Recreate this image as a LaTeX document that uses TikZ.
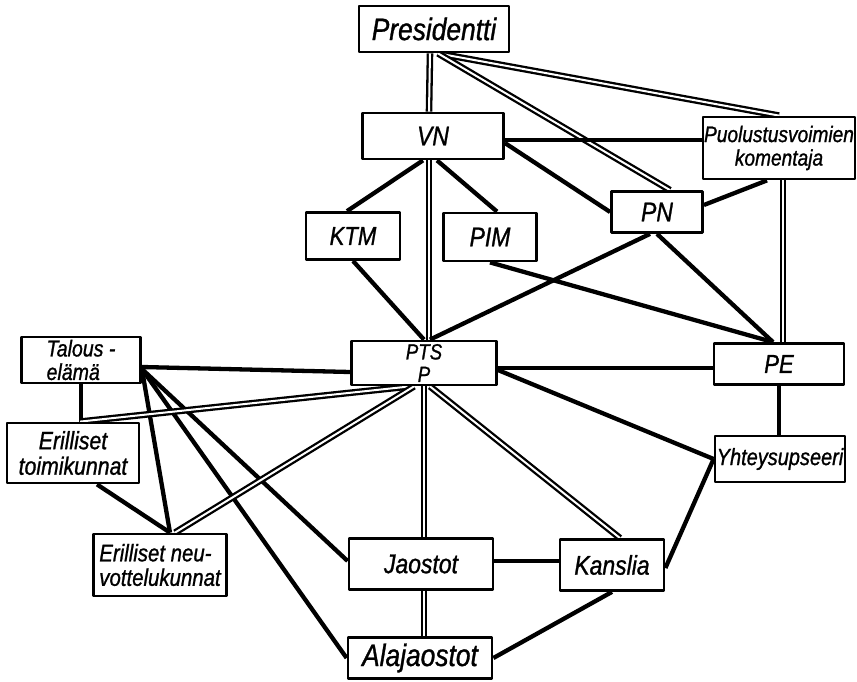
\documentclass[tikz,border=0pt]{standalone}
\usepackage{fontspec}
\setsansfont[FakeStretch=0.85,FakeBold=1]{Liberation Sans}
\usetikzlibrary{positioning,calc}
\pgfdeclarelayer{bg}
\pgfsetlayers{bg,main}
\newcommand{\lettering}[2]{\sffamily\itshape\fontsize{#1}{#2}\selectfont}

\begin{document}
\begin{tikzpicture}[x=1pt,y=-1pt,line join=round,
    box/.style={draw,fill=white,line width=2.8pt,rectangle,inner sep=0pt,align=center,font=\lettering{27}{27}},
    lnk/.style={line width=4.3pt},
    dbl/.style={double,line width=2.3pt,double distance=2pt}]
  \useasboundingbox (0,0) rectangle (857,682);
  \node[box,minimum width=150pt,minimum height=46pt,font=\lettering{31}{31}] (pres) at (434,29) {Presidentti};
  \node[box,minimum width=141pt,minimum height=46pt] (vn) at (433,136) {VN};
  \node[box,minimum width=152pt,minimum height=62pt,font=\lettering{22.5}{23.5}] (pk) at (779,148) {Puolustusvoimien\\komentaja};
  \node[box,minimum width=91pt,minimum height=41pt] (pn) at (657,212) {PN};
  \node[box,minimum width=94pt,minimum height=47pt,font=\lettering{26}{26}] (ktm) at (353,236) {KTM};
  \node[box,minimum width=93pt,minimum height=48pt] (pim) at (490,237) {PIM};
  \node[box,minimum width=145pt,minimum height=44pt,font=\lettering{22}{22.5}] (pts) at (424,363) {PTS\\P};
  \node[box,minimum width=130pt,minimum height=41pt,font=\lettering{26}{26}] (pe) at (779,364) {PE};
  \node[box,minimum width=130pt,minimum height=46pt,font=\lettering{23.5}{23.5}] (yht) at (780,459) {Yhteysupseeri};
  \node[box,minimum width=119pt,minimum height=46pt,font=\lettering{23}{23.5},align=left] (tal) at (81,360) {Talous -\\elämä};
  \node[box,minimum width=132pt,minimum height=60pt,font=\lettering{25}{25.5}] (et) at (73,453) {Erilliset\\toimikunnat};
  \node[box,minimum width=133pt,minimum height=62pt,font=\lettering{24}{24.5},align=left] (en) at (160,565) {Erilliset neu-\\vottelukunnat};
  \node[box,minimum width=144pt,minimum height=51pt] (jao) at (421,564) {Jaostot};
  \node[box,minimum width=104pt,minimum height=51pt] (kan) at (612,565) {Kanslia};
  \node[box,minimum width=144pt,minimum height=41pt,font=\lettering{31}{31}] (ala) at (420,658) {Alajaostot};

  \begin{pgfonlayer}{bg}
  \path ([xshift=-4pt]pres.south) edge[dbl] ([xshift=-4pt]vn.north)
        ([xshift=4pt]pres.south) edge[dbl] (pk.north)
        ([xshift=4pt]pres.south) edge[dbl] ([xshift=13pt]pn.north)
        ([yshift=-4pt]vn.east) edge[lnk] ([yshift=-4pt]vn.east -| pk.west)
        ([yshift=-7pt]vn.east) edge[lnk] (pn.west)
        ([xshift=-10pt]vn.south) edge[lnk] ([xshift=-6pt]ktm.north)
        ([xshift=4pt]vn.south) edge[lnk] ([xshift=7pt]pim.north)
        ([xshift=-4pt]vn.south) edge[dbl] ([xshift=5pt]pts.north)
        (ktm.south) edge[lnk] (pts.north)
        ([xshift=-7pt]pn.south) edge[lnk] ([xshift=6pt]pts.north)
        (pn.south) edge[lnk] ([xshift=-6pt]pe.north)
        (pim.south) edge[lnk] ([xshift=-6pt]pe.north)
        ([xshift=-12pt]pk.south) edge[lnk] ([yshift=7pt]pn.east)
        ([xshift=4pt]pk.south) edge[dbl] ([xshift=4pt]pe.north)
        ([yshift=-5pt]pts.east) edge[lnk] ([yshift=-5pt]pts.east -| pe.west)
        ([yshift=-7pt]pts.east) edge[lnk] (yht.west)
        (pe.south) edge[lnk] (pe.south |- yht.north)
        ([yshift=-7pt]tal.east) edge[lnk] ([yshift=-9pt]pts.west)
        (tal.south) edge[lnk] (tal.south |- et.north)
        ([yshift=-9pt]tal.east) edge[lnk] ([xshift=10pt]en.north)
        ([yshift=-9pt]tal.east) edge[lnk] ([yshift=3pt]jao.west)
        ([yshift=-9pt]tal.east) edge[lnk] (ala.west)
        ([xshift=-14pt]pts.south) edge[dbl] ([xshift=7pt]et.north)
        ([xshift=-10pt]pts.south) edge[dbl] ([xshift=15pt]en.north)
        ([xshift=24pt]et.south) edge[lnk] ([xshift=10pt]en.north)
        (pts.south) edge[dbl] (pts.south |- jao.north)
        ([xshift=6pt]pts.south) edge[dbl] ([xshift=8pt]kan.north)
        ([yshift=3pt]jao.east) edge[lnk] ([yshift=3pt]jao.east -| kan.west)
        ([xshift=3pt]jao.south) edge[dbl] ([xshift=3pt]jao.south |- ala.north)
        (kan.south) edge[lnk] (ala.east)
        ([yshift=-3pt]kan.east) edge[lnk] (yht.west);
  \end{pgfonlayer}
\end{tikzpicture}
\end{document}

###

* **EXERCISE PROMPT**
Copy the whole of the material above exactly, but not its images.

* **FULL OUTPUT**
Recreate this image as a LaTeX document that uses TikZ.
\documentclass[tikz,border=0pt]{standalone}
\usepackage{fontspec}
\setsansfont[FakeStretch=0.85,FakeBold=1]{Liberation Sans}
\usetikzlibrary{positioning,calc}
\pgfdeclarelayer{bg}
\pgfsetlayers{bg,main}
\newcommand{\lettering}[2]{\sffamily\itshape\fontsize{#1}{#2}\selectfont}

\begin{document}
\begin{tikzpicture}[x=1pt,y=-1pt,line join=round,
    box/.style={draw,fill=white,line width=2.8pt,rectangle,inner sep=0pt,align=center,font=\lettering{27}{27}},
    lnk/.style={line width=4.3pt},
    dbl/.style={double,line width=2.3pt,double distance=2pt}]
  \useasboundingbox (0,0) rectangle (857,682);
  \node[box,minimum width=150pt,minimum height=46pt,font=\lettering{31}{31}] (pres) at (434,29) {Presidentti};
  \node[box,minimum width=141pt,minimum height=46pt] (vn) at (433,136) {VN};
  \node[box,minimum width=152pt,minimum height=62pt,font=\lettering{22.5}{23.5}] (pk) at (779,148) {Puolustusvoimien\\komentaja};
  \node[box,minimum width=91pt,minimum height=41pt] (pn) at (657,212) {PN};
  \node[box,minimum width=94pt,minimum height=47pt,font=\lettering{26}{26}] (ktm) at (353,236) {KTM};
  \node[box,minimum width=93pt,minimum height=48pt] (pim) at (490,237) {PIM};
  \node[box,minimum width=145pt,minimum height=44pt,font=\lettering{22}{22.5}] (pts) at (424,363) {PTS\\P};
  \node[box,minimum width=130pt,minimum height=41pt,font=\lettering{26}{26}] (pe) at (779,364) {PE};
  \node[box,minimum width=130pt,minimum height=46pt,font=\lettering{23.5}{23.5}] (yht) at (780,459) {Yhteysupseeri};
  \node[box,minimum width=119pt,minimum height=46pt,font=\lettering{23}{23.5},align=left] (tal) at (81,360) {Talous -\\elämä};
  \node[box,minimum width=132pt,minimum height=60pt,font=\lettering{25}{25.5}] (et) at (73,453) {Erilliset\\toimikunnat};
  \node[box,minimum width=133pt,minimum height=62pt,font=\lettering{24}{24.5},align=left] (en) at (160,565) {Erilliset neu-\\vottelukunnat};
  \node[box,minimum width=144pt,minimum height=51pt] (jao) at (421,564) {Jaostot};
  \node[box,minimum width=104pt,minimum height=51pt] (kan) at (612,565) {Kanslia};
  \node[box,minimum width=144pt,minimum height=41pt,font=\lettering{31}{31}] (ala) at (420,658) {Alajaostot};

  \begin{pgfonlayer}{bg}
  \path ([xshift=-4pt]pres.south) edge[dbl] ([xshift=-4pt]vn.north)
        ([xshift=4pt]pres.south) edge[dbl] (pk.north)
        ([xshift=4pt]pres.south) edge[dbl] ([xshift=13pt]pn.north)
        ([yshift=-4pt]vn.east) edge[lnk] ([yshift=-4pt]vn.east -| pk.west)
        ([yshift=-7pt]vn.east) edge[lnk] (pn.west)
        ([xshift=-10pt]vn.south) edge[lnk] ([xshift=-6pt]ktm.north)
        ([xshift=4pt]vn.south) edge[lnk] ([xshift=7pt]pim.north)
        ([xshift=-4pt]vn.south) edge[dbl] ([xshift=5pt]pts.north)
        (ktm.south) edge[lnk] (pts.north)
        ([xshift=-7pt]pn.south) edge[lnk] ([xshift=6pt]pts.north)
        (pn.south) edge[lnk] ([xshift=-6pt]pe.north)
        (pim.south) edge[lnk] ([xshift=-6pt]pe.north)
        ([xshift=-12pt]pk.south) edge[lnk] ([yshift=7pt]pn.east)
        ([xshift=4pt]pk.south) edge[dbl] ([xshift=4pt]pe.north)
        ([yshift=-5pt]pts.east) edge[lnk] ([yshift=-5pt]pts.east -| pe.west)
        ([yshift=-7pt]pts.east) edge[lnk] (yht.west)
        (pe.south) edge[lnk] (pe.south |- yht.north)
        ([yshift=-7pt]tal.east) edge[lnk] ([yshift=-9pt]pts.west)
        (tal.south) edge[lnk] (tal.south |- et.north)
        ([yshift=-9pt]tal.east) edge[lnk] ([xshift=10pt]en.north)
        ([yshift=-9pt]tal.east) edge[lnk] ([yshift=3pt]jao.west)
        ([yshift=-9pt]tal.east) edge[lnk] (ala.west)
        ([xshift=-14pt]pts.south) edge[dbl] ([xshift=7pt]et.north)
        ([xshift=-10pt]pts.south) edge[dbl] ([xshift=15pt]en.north)
        ([xshift=24pt]et.south) edge[lnk] ([xshift=10pt]en.north)
        (pts.south) edge[dbl] (pts.south |- jao.north)
        ([xshift=6pt]pts.south) edge[dbl] ([xshift=8pt]kan.north)
        ([yshift=3pt]jao.east) edge[lnk] ([yshift=3pt]jao.east -| kan.west)
        ([xshift=3pt]jao.south) edge[dbl] ([xshift=3pt]jao.south |- ala.north)
        (kan.south) edge[lnk] (ala.east)
        ([yshift=-3pt]kan.east) edge[lnk] (yht.west);
  \end{pgfonlayer}
\end{tikzpicture}
\end{document}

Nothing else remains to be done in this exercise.